Find, in the records below, the line that contains "Give me the matplotlib source for this chart." and the line that contains "ax.tick_params(axis='x', labelsize=8.4, pad=3)". Copy those two lines and everything between them exactly, but not the pictures.

** START RAW RECORDS **

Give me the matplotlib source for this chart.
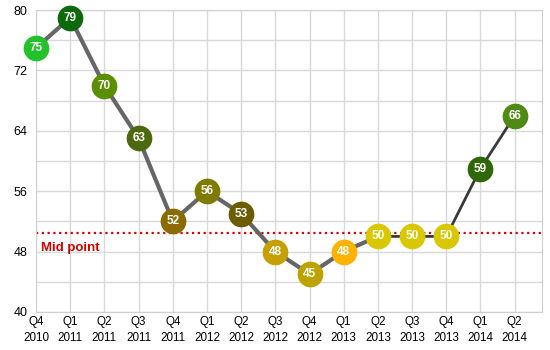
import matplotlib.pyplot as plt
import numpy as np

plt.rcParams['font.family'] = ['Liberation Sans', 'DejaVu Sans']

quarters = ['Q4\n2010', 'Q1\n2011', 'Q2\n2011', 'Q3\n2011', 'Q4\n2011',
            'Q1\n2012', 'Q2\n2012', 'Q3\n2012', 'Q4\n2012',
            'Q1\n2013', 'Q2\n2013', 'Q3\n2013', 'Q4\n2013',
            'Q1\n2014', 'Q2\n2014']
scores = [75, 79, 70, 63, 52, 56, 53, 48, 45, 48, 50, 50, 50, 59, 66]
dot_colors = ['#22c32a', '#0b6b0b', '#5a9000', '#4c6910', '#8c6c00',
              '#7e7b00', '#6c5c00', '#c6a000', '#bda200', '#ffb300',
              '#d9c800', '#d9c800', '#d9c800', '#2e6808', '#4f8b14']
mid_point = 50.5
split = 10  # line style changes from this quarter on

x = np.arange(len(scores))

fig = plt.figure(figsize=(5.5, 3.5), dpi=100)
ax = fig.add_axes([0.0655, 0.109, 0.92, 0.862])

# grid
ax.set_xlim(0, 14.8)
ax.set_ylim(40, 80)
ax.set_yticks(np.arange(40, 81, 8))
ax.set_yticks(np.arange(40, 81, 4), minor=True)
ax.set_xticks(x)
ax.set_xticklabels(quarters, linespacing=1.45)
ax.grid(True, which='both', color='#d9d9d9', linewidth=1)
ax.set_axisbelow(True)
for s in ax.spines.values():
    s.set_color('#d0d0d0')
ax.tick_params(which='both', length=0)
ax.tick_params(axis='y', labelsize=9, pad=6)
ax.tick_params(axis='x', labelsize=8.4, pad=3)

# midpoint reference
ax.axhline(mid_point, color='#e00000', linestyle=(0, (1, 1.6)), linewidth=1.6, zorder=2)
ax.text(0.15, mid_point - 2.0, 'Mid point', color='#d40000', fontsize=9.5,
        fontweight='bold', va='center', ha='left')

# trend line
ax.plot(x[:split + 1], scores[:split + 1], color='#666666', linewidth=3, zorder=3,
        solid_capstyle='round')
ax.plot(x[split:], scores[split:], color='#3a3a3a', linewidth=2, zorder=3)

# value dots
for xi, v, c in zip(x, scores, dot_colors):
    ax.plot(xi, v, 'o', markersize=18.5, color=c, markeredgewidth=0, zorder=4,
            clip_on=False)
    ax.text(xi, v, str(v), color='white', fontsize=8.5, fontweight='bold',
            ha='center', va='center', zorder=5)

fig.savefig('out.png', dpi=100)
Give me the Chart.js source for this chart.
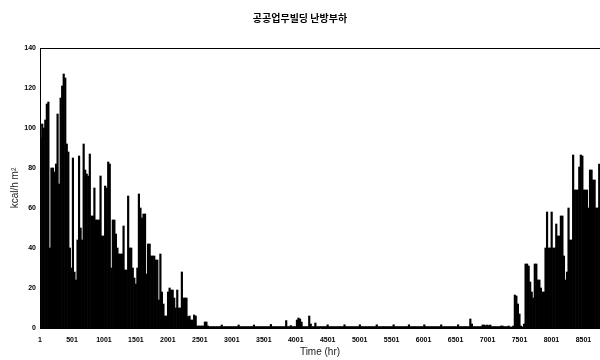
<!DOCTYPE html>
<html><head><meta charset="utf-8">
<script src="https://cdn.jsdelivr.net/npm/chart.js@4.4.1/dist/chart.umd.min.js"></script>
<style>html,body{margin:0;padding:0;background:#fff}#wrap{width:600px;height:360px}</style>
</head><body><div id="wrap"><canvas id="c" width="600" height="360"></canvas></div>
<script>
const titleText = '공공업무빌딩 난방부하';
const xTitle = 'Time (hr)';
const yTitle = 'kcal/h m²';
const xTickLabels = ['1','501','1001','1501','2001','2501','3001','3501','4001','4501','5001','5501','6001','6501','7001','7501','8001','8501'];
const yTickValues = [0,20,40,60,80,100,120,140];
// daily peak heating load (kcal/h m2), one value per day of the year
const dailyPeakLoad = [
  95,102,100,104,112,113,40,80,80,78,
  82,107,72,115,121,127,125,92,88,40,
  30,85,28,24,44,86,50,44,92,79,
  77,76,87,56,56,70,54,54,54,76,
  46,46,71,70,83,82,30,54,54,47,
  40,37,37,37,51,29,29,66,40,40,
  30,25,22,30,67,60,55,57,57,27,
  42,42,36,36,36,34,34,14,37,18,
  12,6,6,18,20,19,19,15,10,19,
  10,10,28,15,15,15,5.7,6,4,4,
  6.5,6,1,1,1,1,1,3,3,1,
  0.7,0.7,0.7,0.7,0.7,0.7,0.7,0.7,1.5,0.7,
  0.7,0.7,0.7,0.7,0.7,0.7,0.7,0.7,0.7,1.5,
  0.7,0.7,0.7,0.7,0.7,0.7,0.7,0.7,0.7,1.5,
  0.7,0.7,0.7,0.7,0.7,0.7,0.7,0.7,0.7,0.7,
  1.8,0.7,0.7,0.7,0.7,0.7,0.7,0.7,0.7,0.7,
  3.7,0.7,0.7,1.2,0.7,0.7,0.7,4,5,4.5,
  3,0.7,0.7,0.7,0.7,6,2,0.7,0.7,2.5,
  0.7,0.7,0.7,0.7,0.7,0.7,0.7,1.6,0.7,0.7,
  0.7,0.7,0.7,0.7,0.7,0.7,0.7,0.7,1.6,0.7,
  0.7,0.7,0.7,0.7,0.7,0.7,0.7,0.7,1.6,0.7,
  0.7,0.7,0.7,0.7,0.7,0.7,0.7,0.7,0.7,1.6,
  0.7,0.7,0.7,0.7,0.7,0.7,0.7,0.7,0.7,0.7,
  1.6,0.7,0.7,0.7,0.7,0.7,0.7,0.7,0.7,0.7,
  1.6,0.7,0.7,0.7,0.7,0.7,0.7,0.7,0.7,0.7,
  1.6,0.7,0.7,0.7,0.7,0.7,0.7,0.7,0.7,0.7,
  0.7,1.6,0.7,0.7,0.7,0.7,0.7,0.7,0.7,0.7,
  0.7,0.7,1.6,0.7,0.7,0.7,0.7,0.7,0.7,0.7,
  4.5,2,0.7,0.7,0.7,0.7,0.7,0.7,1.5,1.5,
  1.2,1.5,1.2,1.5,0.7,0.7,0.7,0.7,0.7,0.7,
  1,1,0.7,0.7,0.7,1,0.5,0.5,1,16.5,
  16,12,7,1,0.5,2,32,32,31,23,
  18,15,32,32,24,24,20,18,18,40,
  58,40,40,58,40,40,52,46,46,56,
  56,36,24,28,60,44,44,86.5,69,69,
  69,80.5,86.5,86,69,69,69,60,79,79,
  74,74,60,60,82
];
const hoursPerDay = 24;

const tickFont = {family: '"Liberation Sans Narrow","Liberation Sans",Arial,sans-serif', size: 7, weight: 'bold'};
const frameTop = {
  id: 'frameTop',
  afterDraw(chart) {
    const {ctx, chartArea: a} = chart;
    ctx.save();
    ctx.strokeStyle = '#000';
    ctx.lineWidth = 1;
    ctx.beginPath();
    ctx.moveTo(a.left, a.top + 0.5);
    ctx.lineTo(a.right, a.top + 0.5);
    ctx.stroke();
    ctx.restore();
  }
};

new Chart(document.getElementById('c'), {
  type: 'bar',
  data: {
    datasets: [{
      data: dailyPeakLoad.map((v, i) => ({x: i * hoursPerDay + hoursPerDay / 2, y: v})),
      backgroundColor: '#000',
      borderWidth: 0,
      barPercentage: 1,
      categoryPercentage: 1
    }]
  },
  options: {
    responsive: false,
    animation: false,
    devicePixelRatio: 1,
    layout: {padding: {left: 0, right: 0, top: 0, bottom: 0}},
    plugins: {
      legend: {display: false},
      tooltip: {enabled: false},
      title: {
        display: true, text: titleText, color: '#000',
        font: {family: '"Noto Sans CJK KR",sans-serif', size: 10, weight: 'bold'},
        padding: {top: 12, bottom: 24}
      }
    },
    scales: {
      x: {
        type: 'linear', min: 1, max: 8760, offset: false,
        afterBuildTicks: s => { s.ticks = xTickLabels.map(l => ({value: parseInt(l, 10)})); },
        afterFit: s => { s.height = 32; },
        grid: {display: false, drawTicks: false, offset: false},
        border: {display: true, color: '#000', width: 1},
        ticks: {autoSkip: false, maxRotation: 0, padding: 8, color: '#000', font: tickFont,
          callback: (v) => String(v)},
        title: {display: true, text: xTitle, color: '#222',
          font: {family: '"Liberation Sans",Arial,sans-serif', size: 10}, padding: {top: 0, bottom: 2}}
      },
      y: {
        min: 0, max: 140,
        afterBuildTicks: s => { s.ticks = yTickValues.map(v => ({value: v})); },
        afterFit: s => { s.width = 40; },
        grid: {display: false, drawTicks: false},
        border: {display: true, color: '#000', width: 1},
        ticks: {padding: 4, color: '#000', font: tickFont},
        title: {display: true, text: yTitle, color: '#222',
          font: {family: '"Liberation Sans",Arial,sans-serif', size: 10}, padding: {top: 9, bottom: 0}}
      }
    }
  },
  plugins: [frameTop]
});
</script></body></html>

** END RAW RECORDS **
** START RAW RECORDS **

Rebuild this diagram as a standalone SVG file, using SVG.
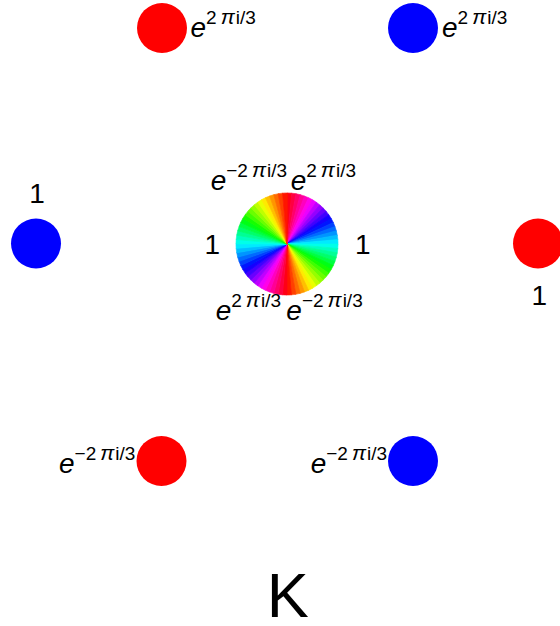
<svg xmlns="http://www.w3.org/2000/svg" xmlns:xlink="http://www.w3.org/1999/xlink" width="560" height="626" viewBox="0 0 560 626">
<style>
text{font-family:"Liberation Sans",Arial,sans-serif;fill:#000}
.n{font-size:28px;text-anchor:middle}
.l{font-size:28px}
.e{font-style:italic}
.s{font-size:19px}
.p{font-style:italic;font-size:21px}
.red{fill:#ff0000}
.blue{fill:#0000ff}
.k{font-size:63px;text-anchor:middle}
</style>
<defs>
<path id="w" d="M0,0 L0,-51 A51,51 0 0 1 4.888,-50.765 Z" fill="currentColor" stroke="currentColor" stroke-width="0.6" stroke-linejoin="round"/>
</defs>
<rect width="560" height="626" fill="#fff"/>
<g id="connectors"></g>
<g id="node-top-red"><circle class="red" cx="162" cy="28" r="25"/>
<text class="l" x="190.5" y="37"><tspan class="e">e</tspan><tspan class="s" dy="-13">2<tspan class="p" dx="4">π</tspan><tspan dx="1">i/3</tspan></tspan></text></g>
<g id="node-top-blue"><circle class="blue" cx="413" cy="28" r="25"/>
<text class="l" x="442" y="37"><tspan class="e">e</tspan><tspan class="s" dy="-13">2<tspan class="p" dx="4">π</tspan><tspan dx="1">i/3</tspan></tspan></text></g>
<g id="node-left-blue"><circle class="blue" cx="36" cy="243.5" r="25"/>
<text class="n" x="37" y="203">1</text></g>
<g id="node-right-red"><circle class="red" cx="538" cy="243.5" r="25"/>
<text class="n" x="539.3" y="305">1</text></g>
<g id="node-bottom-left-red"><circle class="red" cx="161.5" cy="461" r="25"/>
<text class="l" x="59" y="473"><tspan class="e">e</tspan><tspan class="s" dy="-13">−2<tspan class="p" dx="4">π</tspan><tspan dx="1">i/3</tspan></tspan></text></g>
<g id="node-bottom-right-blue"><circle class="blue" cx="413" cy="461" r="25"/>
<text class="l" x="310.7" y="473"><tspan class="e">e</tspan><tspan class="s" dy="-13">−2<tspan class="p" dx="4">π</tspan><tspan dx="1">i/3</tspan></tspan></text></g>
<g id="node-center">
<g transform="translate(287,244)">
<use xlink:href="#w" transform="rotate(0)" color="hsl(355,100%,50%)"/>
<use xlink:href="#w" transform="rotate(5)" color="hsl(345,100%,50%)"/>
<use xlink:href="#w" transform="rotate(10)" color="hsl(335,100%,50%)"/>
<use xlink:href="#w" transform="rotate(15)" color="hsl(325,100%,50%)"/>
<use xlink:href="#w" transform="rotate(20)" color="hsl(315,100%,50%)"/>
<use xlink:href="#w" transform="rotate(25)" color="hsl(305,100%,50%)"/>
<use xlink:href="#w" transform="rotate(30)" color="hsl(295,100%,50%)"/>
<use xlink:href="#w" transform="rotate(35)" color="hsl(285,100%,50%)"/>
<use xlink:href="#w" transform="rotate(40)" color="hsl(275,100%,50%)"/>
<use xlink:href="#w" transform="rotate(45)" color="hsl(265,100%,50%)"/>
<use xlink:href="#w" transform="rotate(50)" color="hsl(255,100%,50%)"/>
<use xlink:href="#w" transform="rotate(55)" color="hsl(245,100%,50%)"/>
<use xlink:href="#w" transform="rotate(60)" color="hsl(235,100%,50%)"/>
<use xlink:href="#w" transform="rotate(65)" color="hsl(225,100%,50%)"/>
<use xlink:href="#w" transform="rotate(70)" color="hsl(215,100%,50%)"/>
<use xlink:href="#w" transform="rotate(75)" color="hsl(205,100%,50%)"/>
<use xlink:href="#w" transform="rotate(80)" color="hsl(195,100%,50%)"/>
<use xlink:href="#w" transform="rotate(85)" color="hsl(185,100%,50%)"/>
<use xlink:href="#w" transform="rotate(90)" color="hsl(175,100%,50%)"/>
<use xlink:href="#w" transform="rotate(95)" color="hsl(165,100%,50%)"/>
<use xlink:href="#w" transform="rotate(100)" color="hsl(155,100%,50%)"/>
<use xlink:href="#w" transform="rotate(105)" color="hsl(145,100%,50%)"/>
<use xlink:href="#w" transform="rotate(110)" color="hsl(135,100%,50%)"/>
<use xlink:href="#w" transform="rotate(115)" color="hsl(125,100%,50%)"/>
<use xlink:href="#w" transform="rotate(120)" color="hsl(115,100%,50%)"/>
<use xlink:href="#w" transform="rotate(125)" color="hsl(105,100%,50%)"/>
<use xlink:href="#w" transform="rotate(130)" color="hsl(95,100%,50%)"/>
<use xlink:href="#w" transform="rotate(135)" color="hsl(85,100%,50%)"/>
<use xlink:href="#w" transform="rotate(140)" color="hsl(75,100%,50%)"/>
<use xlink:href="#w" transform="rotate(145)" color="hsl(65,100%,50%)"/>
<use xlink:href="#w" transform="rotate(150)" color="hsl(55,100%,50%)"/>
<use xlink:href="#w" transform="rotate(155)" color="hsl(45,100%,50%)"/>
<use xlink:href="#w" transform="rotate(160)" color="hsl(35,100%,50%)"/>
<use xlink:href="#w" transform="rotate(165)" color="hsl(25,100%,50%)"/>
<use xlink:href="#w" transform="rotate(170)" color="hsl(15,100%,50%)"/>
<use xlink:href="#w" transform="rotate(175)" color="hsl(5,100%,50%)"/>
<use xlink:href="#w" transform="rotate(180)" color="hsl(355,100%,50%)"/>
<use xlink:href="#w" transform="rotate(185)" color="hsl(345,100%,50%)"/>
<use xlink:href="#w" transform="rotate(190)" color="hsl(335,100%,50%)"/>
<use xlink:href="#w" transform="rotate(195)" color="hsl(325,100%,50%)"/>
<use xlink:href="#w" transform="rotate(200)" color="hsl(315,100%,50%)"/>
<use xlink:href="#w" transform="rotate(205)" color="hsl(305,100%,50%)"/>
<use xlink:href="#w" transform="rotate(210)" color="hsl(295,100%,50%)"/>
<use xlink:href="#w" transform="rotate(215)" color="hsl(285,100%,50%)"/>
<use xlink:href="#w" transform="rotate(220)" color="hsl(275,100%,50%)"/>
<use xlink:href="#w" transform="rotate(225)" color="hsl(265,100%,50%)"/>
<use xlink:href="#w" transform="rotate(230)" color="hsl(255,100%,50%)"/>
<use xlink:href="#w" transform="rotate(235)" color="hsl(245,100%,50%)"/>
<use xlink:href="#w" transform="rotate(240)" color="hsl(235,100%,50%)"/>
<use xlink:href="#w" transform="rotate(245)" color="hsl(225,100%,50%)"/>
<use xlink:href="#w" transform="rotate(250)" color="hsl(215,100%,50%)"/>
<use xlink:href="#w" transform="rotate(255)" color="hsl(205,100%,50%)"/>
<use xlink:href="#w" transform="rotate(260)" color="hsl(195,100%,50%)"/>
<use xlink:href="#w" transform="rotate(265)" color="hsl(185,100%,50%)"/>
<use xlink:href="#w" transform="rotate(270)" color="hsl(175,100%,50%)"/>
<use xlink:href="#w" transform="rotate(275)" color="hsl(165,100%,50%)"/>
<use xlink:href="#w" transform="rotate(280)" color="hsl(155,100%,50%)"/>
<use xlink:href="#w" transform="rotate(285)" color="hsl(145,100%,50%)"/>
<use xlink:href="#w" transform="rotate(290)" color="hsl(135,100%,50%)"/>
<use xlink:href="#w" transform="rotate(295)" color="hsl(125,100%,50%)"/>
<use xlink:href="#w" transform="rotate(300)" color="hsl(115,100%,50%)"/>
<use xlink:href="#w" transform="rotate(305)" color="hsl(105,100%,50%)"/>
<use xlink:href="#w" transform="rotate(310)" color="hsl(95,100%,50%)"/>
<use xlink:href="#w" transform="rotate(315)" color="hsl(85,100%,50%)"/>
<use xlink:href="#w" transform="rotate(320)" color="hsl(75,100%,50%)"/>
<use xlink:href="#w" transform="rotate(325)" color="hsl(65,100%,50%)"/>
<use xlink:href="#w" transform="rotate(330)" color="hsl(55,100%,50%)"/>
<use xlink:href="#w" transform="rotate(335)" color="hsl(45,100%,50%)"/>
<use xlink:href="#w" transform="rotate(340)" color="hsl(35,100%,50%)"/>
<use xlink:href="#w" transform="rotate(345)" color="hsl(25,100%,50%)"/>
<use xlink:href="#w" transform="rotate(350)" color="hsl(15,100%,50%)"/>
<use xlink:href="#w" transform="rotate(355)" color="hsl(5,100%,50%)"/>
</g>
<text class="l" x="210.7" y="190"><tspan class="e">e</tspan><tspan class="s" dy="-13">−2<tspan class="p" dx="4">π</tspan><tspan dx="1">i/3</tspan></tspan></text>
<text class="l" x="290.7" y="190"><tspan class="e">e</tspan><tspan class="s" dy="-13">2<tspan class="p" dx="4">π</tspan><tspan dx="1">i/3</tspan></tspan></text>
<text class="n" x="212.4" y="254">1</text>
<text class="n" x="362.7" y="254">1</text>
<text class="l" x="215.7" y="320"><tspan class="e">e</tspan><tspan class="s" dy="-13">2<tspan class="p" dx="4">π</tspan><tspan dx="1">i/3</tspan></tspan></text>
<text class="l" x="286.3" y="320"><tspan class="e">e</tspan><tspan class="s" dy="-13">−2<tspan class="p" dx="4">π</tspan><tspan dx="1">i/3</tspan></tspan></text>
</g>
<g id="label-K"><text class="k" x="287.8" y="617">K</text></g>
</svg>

** END RAW RECORDS **

### FINAL RESULT
Give me the matplotlib source for this chart.
import matplotlib.pyplot as plt
import numpy as np

plt.rcParams['font.family'] = ['Liberation Sans', 'DejaVu Sans']

quarters = ['Q4\n2010', 'Q1\n2011', 'Q2\n2011', 'Q3\n2011', 'Q4\n2011',
            'Q1\n2012', 'Q2\n2012', 'Q3\n2012', 'Q4\n2012',
            'Q1\n2013', 'Q2\n2013', 'Q3\n2013', 'Q4\n2013',
            'Q1\n2014', 'Q2\n2014']
scores = [75, 79, 70, 63, 52, 56, 53, 48, 45, 48, 50, 50, 50, 59, 66]
dot_colors = ['#22c32a', '#0b6b0b', '#5a9000', '#4c6910', '#8c6c00',
              '#7e7b00', '#6c5c00', '#c6a000', '#bda200', '#ffb300',
              '#d9c800', '#d9c800', '#d9c800', '#2e6808', '#4f8b14']
mid_point = 50.5
split = 10  # line style changes from this quarter on

x = np.arange(len(scores))

fig = plt.figure(figsize=(5.5, 3.5), dpi=100)
ax = fig.add_axes([0.0655, 0.109, 0.92, 0.862])

# grid
ax.set_xlim(0, 14.8)
ax.set_ylim(40, 80)
ax.set_yticks(np.arange(40, 81, 8))
ax.set_yticks(np.arange(40, 81, 4), minor=True)
ax.set_xticks(x)
ax.set_xticklabels(quarters, linespacing=1.45)
ax.grid(True, which='both', color='#d9d9d9', linewidth=1)
ax.set_axisbelow(True)
for s in ax.spines.values():
    s.set_color('#d0d0d0')
ax.tick_params(which='both', length=0)
ax.tick_params(axis='y', labelsize=9, pad=6)
ax.tick_params(axis='x', labelsize=8.4, pad=3)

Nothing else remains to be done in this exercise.